▶ [WHAT IS REQUIRED] Give again, verbatim, the lines between the line that contains "Clone this chart in matplotlib." and the line that contains "wc_ct = [1.84, 2.06, 2.40, 2.60, 3.27]", counting both ends. Pictures are excluded from the copy.

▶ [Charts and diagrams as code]

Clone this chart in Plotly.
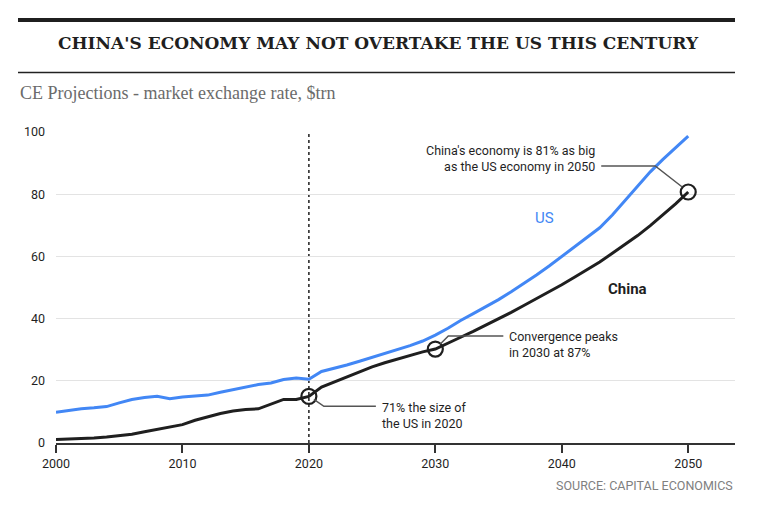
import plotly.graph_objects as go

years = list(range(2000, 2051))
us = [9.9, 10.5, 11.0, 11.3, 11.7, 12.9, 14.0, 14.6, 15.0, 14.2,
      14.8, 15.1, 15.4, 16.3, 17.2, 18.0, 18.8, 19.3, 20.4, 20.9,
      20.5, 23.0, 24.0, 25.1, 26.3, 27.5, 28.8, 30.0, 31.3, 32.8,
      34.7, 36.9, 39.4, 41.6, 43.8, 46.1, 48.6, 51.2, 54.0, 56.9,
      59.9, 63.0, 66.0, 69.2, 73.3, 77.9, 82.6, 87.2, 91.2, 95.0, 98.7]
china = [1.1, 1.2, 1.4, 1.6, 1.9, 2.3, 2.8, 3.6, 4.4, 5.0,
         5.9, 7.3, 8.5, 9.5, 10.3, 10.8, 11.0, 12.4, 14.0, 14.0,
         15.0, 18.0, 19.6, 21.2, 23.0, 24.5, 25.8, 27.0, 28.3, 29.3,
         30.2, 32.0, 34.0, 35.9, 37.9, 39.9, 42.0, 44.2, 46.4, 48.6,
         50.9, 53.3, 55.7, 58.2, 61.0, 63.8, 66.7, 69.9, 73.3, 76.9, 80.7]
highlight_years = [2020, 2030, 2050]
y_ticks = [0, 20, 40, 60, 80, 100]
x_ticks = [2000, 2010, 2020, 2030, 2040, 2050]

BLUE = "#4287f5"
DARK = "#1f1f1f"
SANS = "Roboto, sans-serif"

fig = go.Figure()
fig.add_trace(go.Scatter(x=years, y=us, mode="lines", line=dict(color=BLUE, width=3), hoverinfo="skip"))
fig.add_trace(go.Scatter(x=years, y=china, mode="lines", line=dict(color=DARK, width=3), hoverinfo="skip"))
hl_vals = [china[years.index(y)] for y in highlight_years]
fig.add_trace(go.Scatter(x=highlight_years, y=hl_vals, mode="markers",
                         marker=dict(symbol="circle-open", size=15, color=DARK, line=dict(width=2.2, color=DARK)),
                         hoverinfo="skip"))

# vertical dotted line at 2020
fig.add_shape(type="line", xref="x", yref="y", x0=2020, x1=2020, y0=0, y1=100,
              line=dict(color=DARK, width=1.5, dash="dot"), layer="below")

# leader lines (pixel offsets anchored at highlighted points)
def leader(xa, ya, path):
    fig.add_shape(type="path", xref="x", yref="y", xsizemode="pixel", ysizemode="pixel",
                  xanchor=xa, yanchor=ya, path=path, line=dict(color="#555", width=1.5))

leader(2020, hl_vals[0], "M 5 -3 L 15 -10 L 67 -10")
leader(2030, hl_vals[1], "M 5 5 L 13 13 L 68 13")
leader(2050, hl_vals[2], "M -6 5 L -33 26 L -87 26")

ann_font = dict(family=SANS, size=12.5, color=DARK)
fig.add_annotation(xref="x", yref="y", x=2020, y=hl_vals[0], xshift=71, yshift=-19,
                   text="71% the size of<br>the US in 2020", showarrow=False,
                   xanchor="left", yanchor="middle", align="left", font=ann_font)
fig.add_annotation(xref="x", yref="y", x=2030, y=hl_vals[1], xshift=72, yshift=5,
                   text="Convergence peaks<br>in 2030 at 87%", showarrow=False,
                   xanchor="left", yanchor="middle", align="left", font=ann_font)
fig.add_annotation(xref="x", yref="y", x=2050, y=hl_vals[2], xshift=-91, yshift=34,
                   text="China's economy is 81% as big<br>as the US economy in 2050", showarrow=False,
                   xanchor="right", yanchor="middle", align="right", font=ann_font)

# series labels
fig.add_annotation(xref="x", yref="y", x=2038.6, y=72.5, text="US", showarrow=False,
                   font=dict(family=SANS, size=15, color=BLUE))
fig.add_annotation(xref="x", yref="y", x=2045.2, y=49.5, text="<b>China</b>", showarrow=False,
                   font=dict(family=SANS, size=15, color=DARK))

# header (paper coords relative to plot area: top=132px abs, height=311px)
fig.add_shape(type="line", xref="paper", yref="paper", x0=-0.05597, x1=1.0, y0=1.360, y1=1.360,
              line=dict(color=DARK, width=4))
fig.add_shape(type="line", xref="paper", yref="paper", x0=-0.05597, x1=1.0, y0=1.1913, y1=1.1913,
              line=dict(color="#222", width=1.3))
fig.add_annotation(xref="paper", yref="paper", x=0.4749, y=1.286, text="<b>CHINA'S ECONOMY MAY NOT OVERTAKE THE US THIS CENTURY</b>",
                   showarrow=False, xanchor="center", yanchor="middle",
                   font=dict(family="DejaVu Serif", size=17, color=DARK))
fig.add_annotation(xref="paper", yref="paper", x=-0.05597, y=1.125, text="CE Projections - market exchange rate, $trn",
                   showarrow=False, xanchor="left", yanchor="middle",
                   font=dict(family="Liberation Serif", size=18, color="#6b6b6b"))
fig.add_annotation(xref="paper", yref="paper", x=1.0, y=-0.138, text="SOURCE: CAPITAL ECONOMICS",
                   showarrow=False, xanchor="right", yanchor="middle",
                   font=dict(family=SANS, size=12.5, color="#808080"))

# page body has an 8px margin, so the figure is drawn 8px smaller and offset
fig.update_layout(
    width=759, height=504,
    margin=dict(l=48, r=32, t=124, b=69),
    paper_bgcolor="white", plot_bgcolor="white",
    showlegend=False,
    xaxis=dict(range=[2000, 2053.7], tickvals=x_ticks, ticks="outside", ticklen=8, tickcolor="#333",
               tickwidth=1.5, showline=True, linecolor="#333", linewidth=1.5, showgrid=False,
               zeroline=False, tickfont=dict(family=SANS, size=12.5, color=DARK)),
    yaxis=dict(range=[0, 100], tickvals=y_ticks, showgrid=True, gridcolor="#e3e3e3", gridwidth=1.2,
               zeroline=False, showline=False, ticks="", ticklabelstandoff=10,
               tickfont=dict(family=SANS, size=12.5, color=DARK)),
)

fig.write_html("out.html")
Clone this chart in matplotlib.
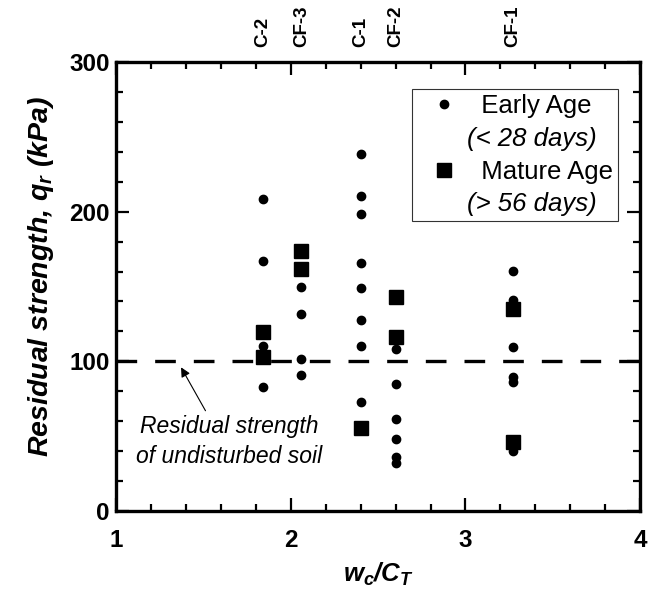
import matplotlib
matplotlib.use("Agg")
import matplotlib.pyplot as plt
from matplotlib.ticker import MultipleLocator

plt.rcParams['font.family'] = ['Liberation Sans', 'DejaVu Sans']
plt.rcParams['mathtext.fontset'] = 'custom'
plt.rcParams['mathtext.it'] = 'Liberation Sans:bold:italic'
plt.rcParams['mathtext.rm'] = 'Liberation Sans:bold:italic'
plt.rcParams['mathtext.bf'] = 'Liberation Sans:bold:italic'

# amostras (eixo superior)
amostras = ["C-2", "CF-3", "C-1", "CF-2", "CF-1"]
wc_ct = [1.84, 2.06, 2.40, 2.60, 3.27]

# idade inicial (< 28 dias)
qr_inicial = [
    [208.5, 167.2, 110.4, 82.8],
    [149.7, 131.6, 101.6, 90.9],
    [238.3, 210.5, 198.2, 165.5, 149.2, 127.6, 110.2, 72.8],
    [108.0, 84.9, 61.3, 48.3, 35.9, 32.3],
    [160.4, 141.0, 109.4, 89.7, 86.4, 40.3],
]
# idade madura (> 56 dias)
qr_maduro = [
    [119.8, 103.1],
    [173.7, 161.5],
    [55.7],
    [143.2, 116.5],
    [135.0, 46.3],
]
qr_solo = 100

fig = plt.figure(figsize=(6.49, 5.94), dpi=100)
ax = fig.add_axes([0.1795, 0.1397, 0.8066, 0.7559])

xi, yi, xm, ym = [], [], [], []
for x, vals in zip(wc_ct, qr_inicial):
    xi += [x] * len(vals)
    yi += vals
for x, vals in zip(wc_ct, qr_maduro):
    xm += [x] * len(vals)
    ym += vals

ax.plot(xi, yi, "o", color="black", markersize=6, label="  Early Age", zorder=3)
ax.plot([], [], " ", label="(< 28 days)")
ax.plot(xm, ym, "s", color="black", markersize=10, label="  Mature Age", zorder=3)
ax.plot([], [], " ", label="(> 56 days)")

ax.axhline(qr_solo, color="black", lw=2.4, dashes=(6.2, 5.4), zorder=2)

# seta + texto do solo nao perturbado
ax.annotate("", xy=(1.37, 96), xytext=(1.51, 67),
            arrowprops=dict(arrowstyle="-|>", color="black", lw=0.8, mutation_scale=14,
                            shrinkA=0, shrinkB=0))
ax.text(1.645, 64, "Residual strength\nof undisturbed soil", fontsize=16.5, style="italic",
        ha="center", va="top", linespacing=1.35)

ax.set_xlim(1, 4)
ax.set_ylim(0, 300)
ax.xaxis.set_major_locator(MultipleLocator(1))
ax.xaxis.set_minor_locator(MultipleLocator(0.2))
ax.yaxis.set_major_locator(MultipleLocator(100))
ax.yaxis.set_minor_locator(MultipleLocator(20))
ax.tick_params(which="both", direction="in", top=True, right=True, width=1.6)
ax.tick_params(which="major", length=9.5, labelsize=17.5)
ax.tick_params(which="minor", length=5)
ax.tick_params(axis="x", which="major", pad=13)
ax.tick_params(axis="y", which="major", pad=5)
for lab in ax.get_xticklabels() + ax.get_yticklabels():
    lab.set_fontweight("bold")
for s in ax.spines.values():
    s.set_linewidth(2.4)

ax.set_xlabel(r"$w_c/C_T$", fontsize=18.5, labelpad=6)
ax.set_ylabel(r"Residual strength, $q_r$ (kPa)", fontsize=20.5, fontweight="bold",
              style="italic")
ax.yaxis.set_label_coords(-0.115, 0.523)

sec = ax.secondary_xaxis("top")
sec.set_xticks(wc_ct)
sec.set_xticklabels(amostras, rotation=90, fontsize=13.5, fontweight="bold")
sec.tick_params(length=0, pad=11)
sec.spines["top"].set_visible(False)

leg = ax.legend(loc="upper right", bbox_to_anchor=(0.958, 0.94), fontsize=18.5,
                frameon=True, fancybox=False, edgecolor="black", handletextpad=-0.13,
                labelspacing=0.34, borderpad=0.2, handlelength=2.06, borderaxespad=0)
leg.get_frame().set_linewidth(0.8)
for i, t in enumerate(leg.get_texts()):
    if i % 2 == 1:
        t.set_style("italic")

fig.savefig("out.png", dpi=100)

▶ [ANSWER TO THE TASK]
Clone this chart in matplotlib.
import matplotlib
matplotlib.use("Agg")
import matplotlib.pyplot as plt
from matplotlib.ticker import MultipleLocator

plt.rcParams['font.family'] = ['Liberation Sans', 'DejaVu Sans']
plt.rcParams['mathtext.fontset'] = 'custom'
plt.rcParams['mathtext.it'] = 'Liberation Sans:bold:italic'
plt.rcParams['mathtext.rm'] = 'Liberation Sans:bold:italic'
plt.rcParams['mathtext.bf'] = 'Liberation Sans:bold:italic'

# amostras (eixo superior)
amostras = ["C-2", "CF-3", "C-1", "CF-2", "CF-1"]
wc_ct = [1.84, 2.06, 2.40, 2.60, 3.27]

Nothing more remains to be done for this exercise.